◆ **THE REQUEST**: With pictures left out, extract every line between the start of the records below and the line holding "dia_mi_b = [1.275, 0.91, 0.42, 0.45]", inclusive.

◆ **EXERCISE MATERIAL**:
☆ ☆ ☆ ☆ ☆

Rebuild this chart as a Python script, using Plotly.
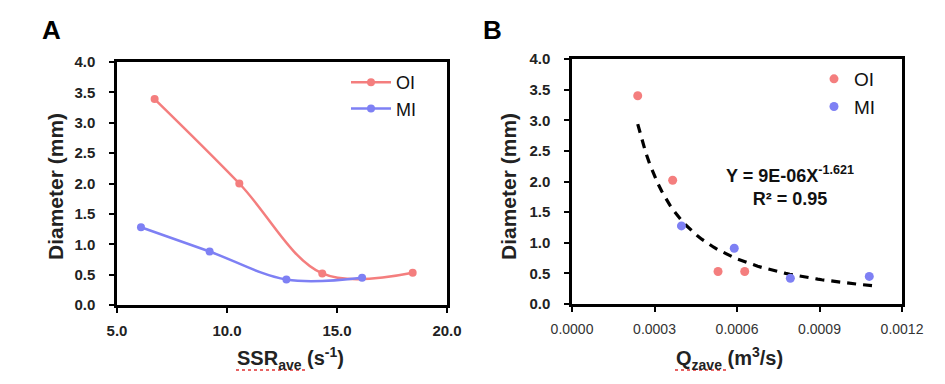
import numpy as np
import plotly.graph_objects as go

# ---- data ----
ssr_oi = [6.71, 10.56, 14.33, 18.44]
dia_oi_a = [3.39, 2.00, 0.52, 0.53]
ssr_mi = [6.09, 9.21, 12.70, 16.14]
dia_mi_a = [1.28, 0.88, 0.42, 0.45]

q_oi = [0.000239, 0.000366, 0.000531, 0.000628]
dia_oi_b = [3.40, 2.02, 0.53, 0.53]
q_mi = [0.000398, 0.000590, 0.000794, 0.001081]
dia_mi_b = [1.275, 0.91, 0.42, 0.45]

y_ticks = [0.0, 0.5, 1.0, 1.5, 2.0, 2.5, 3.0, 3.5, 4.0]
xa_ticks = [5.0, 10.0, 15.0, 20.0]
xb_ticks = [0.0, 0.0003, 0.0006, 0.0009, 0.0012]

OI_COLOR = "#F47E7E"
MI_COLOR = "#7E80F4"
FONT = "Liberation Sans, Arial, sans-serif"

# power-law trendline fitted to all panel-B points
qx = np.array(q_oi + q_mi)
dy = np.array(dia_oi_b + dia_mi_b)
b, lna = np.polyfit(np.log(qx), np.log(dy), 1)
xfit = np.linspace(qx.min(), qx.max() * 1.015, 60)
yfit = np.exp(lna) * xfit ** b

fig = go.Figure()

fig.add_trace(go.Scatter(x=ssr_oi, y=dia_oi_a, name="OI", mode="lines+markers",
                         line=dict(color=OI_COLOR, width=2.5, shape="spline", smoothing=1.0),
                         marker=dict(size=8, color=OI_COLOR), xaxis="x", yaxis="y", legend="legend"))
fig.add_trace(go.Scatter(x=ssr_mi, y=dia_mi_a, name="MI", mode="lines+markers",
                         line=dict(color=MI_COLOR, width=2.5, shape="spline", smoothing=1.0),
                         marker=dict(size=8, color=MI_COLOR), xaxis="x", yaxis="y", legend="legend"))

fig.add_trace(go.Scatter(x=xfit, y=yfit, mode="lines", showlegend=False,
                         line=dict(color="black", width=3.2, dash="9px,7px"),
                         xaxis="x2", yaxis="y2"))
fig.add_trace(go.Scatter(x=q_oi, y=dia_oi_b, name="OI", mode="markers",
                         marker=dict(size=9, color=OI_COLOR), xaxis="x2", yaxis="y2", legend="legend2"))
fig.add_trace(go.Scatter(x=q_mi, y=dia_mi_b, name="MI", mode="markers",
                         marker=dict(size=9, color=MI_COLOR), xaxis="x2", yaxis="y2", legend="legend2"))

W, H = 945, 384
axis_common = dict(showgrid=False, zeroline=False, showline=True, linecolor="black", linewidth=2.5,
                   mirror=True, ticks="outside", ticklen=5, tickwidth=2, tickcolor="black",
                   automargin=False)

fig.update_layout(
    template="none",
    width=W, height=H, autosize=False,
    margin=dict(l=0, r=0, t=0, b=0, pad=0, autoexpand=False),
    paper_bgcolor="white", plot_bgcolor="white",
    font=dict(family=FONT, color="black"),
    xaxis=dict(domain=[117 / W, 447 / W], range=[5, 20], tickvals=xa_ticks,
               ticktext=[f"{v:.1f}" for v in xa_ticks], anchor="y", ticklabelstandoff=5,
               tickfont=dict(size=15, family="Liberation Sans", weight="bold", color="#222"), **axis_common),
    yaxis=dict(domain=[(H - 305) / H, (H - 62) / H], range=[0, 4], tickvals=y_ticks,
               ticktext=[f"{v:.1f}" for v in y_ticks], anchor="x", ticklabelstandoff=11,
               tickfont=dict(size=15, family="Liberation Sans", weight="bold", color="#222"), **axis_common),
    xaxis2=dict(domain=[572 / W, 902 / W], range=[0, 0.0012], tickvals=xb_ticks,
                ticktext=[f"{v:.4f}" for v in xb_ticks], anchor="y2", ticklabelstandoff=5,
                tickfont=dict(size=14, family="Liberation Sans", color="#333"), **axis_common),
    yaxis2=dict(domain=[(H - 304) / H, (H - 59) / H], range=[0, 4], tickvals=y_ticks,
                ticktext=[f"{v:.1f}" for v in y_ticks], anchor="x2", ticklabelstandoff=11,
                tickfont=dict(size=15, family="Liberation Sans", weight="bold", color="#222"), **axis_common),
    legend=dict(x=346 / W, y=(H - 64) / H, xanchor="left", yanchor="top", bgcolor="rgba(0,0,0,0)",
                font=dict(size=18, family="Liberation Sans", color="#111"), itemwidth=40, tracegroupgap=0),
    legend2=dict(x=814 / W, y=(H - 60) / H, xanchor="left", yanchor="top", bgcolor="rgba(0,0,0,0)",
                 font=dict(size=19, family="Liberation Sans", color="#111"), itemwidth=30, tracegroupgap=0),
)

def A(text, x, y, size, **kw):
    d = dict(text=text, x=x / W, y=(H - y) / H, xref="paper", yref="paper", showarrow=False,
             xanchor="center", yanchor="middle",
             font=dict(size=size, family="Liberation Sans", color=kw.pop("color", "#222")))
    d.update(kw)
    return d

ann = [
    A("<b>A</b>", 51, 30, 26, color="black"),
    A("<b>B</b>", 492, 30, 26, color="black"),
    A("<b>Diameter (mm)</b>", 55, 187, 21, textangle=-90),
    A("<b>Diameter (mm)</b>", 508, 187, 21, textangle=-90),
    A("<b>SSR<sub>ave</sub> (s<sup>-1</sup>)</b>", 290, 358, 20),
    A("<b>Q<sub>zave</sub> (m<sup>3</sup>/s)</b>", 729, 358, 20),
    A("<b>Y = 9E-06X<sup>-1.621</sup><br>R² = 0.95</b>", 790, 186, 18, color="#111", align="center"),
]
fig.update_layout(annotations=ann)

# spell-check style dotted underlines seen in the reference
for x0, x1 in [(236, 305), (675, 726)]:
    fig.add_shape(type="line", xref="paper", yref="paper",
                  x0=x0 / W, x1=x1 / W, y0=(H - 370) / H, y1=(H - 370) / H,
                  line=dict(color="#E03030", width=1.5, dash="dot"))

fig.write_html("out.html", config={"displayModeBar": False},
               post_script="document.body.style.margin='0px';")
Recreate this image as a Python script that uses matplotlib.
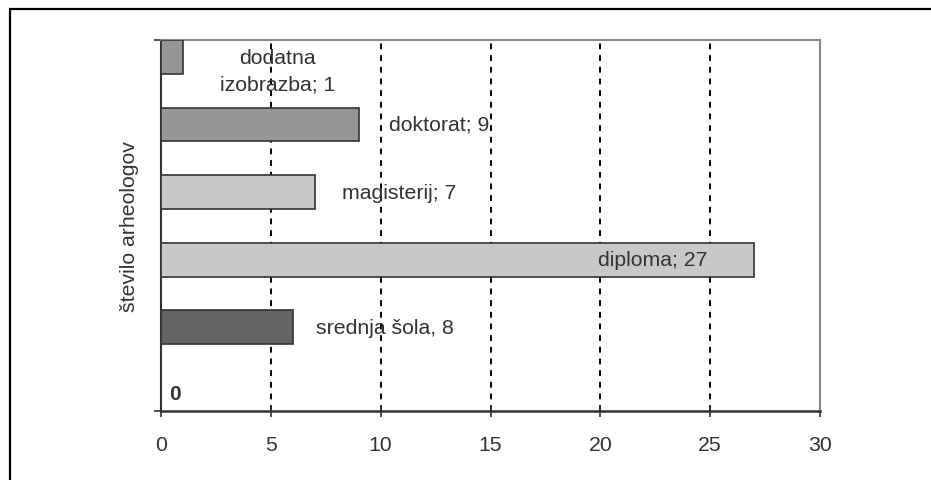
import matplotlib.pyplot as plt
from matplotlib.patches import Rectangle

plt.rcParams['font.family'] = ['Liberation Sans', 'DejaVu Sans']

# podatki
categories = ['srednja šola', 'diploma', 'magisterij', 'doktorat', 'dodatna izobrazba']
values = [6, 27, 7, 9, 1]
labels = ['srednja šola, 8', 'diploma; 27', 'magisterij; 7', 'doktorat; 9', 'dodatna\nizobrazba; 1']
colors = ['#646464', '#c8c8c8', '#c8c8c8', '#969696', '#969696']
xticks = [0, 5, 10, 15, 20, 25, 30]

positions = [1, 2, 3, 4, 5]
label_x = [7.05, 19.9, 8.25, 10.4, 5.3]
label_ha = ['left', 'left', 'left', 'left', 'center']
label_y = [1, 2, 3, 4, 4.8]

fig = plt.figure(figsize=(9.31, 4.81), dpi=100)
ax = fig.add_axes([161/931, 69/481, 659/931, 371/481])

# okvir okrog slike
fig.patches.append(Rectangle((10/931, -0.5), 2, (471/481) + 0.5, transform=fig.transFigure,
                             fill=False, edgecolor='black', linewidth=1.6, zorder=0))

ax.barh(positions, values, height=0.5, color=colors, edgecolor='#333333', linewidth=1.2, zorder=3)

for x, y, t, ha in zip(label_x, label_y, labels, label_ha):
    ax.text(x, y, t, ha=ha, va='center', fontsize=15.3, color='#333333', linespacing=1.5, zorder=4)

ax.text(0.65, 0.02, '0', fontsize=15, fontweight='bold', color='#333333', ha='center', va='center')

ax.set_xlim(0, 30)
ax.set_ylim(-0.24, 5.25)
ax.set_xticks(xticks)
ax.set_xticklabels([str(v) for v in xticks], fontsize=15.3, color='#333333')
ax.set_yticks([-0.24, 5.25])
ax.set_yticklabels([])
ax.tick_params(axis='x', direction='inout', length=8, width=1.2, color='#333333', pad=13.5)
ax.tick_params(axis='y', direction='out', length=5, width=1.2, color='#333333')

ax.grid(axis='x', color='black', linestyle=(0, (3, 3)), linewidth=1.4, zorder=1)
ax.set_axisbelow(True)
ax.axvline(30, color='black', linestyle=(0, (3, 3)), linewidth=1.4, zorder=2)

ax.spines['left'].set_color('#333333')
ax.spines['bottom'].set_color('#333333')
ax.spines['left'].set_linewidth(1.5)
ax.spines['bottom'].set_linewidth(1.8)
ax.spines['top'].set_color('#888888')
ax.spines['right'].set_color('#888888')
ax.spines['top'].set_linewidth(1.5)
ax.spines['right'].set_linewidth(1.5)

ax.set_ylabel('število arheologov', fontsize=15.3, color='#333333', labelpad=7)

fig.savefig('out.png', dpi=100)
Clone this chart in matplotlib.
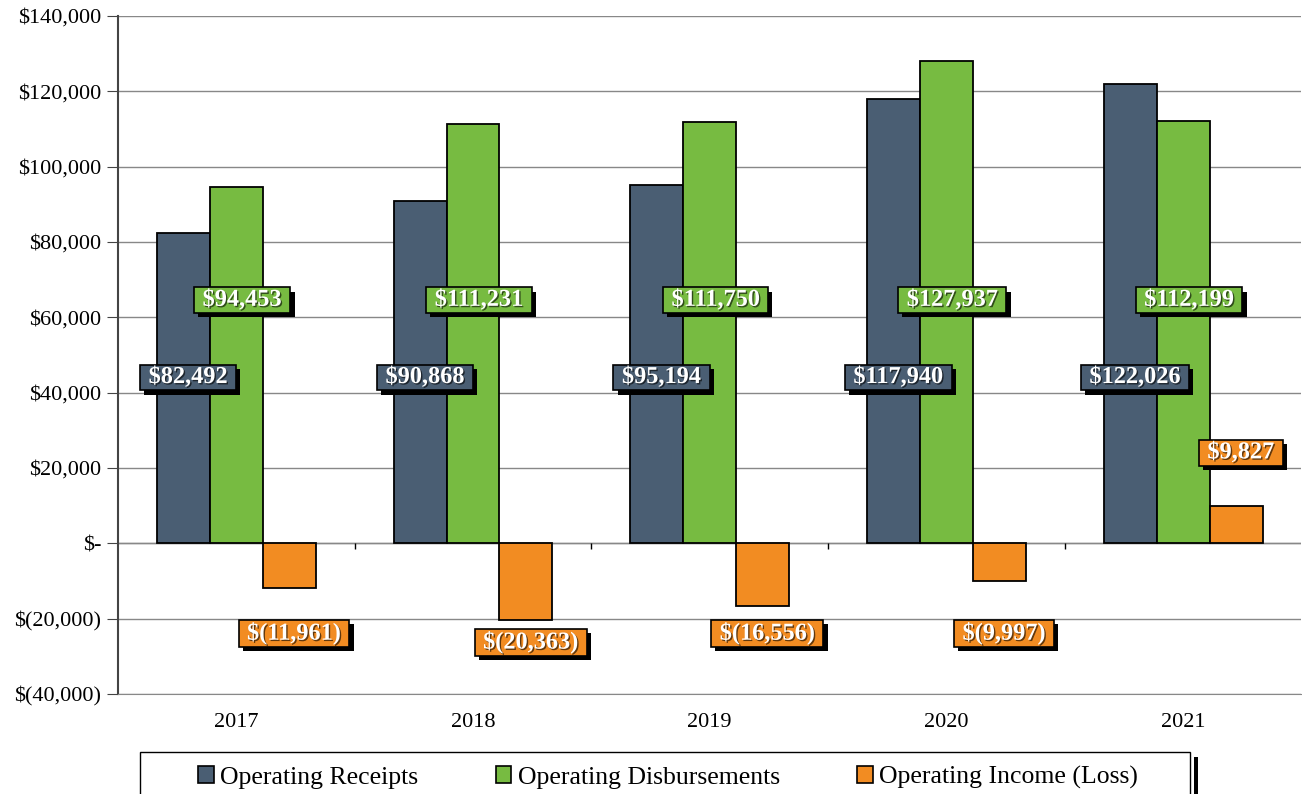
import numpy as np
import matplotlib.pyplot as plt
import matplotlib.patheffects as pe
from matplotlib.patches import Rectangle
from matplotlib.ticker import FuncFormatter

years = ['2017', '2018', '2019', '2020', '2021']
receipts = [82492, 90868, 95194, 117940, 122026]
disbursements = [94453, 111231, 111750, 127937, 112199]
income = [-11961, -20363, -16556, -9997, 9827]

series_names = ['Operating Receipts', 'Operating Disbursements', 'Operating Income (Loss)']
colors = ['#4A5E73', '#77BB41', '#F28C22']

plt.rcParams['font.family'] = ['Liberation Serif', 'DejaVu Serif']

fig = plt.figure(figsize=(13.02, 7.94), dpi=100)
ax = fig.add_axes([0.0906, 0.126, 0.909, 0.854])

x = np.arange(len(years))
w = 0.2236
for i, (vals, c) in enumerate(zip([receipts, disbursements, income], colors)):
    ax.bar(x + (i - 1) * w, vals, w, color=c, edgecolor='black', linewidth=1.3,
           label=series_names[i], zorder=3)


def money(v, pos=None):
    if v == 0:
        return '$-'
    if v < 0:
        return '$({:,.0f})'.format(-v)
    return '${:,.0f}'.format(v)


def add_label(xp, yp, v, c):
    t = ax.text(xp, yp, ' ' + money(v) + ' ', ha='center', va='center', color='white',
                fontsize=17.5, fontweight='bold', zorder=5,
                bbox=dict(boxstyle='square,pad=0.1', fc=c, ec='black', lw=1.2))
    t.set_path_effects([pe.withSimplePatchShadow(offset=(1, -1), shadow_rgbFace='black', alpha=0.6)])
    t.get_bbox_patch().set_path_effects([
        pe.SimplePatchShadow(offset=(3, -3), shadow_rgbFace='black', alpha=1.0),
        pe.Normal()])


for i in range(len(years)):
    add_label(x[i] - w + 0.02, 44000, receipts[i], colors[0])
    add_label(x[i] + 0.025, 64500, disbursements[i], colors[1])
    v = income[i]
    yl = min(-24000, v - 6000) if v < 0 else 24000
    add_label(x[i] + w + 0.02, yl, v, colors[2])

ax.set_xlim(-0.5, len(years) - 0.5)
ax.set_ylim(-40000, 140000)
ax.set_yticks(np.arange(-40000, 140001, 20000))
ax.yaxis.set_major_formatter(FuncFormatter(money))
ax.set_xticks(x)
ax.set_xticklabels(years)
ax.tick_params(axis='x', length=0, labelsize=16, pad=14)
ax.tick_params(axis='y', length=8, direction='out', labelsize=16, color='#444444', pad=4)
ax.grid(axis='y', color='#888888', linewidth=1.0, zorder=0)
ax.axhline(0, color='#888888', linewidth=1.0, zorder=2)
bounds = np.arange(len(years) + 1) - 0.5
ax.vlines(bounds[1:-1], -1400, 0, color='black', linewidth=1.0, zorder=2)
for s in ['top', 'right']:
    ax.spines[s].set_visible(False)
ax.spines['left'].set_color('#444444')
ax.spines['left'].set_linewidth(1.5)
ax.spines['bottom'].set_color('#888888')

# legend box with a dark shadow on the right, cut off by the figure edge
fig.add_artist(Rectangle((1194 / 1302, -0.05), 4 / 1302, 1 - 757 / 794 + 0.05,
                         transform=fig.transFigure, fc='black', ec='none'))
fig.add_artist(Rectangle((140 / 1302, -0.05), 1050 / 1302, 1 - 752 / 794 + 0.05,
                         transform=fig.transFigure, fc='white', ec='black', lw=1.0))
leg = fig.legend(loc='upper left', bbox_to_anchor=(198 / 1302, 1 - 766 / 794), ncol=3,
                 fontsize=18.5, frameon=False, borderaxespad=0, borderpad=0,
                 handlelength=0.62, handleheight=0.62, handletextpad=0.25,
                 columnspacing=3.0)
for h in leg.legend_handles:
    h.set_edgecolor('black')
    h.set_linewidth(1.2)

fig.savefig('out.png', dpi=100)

☆ ☆ ☆ ☆ ☆

◆ **TASK OUTPUT**:
Rebuild this chart as a Python script, using Plotly.
import numpy as np
import plotly.graph_objects as go

# ---- data ----
ssr_oi = [6.71, 10.56, 14.33, 18.44]
dia_oi_a = [3.39, 2.00, 0.52, 0.53]
ssr_mi = [6.09, 9.21, 12.70, 16.14]
dia_mi_a = [1.28, 0.88, 0.42, 0.45]

q_oi = [0.000239, 0.000366, 0.000531, 0.000628]
dia_oi_b = [3.40, 2.02, 0.53, 0.53]
q_mi = [0.000398, 0.000590, 0.000794, 0.001081]
dia_mi_b = [1.275, 0.91, 0.42, 0.45]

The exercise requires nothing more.